King’s next stop would be the Hoosier State, as president of Holy Cross Health System, but it would only be a one-year stint.
In 1980, King moved to the Chicago market to become CEO of Evangelical Health Systems, an organization that was run by the United Church of Christ, part of an association of 30 congregations of various sizes.
Evangelical included hospitals on Chicago’s South Side as well as suburban facilities. Immediately King had to deal with integration issues involving the system’s hospitals as well as a cumbersome governance structure.
“I had a board at each hospital. I decided that those boards were getting in the way of creating systemization and integration, because they all had their way of wanting to do things.” King said in an oral history published by the American Hospital Association. “I was able to convince the (system) board to eliminate those local boards so that it made all those governance decisions.”
King said he had great relationships with the board members, most of whom were from the churches, and admired them for seeing Evangelical not just as a healthcare delivery system but as an integral part of their mission. “I think it really gave us a sense of unity and a sense of purpose.”
After 11 years of leading Evangelical (which would become Advocate Health Care after a merger in 1995), King headed to the Pacific Northwest to become CEO of Legacy Health System.
The Portland, Ore., system was operating in a highly competitive market, vying with Kaiser Permanente and what was then the Sisters of Providence, with each holding roughly a one-third share. But Legacy was in third place and struggling, King said.
When King arrived at Legacy, the system was just 18 months old, the product of a merger between Good Samaritan and Metropolitan Hospitals. The man who had been named CEO died suddenly of a heart attack shortly after the deal closed. Because of struggles integrating the systems and their hospitals, the board decided they needed an outsider to take the reins.
King was chosen for the role in 1991 and immediately went to work consolidating numerous governing boards (each hospital had one), streamlining operations and ultimately having to downsize the organization to become more competitive.
While the top three players in the market were competitors, they also found ways to collaborate, King said.
“By the time I got to Portland, the concept of community health was further advanced. Today it would be called population health. We competed, but we also had an organization in which the three systems collaboratively worked with Blue Cross, the major insurer and the public health department,” King said. “It was a very healthy and exciting thing to see.”
It was toward the tail end of his tenure at Legacy that King served as chair of the American Hospital Association in 1998 after many years on various committees and as a member of the board of trustees.
King said it was a tumultuous time for hospitals and the AHA because they were still grappling with the rapid growth and dominance of systems. “There was some tension between the individual hospitals, especially the small rural hospitals, and the systems that were beginning to have more influence in the industry and power within the AHA,” he said.

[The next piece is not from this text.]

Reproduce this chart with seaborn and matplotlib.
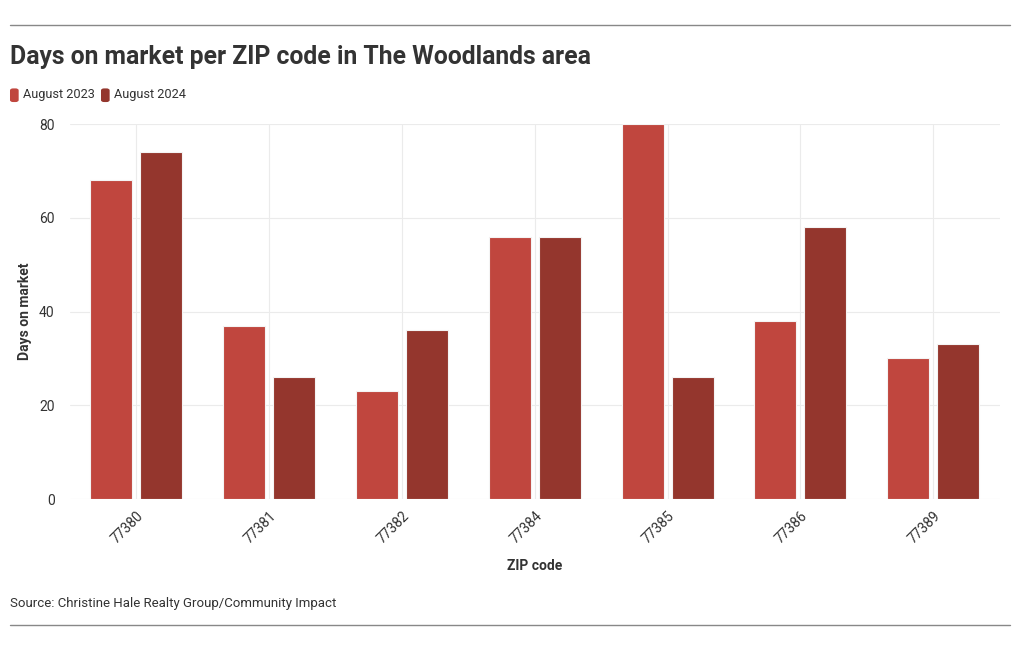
import pandas as pd
import matplotlib.pyplot as plt
import seaborn as sns
from matplotlib.patches import FancyBboxPatch
from matplotlib.lines import Line2D

# data
zip_codes = ["77380", "77381", "77382", "77384", "77385", "77386", "77389"]
aug_2023 = [68, 37, 23, 56, 80, 38, 30]
aug_2024 = [74, 26, 36, 56, 26, 58, 33]
series_names = ["August 2023", "August 2024"]
colors = ["#C0463E", "#94362D"]

df = pd.DataFrame({
    "ZIP code": zip_codes * 2,
    "Days": aug_2023 + aug_2024,
    "Period": [series_names[0]] * len(zip_codes) + [series_names[1]] * len(zip_codes),
})

sns.set_style("white")
plt.rcParams["font.family"] = ["Roboto", "DejaVu Sans"]

fig = plt.figure(figsize=(10.2, 6.5), dpi=100)
ax = fig.add_axes([0.0686, 0.2323, 0.9114, 0.5767])

sns.barplot(data=df, x="ZIP code", y="Days", hue="Period", palette=colors,
            width=0.752, gap=0.16, edgecolor="#f4f4f4", linewidth=0.8,
            saturation=1, legend=False, ax=ax)

ax.set_ylim(0, 80)
ax.set_yticks([0, 20, 40, 60, 80])
ax.set_xlim(-0.5, len(zip_codes) - 0.5)
ax.grid(True, color="#ebebeb", linewidth=0.8)
ax.set_axisbelow(True)
for s in ax.spines.values():
    s.set_visible(False)
ax.tick_params(axis="both", length=0, labelsize=10, labelcolor="#333333")
ax.tick_params(axis="y", pad=11)
ax.tick_params(axis="x", pad=7)
plt.setp(ax.get_xticklabels(), rotation=45, ha="right", rotation_mode="anchor")
ax.set_xlabel("ZIP code", fontsize=10, fontweight="bold", color="#333333", labelpad=9)
ax.set_ylabel("Days on market", fontsize=10, fontweight="bold", color="#333333", labelpad=5)

# title, legend, source, rules
fig.text(0.0098, 0.912, "Days on market per ZIP code in The Woodlands area",
         fontsize=17.8, fontweight="bold", color="#333333", va="center", ha="left")

for lx, name, c in zip([0.0098, 0.099], series_names, colors):
    fig.patches.append(FancyBboxPatch((lx, 0.843), 0.0085, 0.021,
                                      boxstyle="round,pad=0,rounding_size=0.003",
                                      transform=fig.transFigure, facecolor=c,
                                      edgecolor="none"))
    fig.text(lx + 0.0125, 0.854, name, fontsize=9.2, color="#333333",
             va="center", ha="left")

fig.text(0.0098, 0.072, "Source: Christine Hale Realty Group/Community Impact",
         fontsize=9.5, color="#333333", va="center", ha="left")

for y in (0.9615, 0.0385):
    fig.add_artist(Line2D([0.0098, 0.9902], [y, y], transform=fig.transFigure,
                          color="#888888", linewidth=1))

fig.savefig("out.png", dpi=100)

It was also the period after the failed attempt at healthcare reform during the Clinton administration, when the industry faced other tensions, noted Rick Wade, who has known King for many years and worked closely with him as the AHA’s former senior vice president of communications.
“One thing the AHA was grappling with was what kind of reforms hospitals themselves could work to achieve,” Wade said. “What could we inspire the members to do? What issues were plaguing hospitals in terms of public perception?” He said King had the unique ability to advance that dialogue, given his reputation and credibility with the membership.
Regarding King’s lifelong achievements, Wade said, “It’s as if the Legacy system’s name foretold what he would accomplish there and in Minnesota and Illinois.”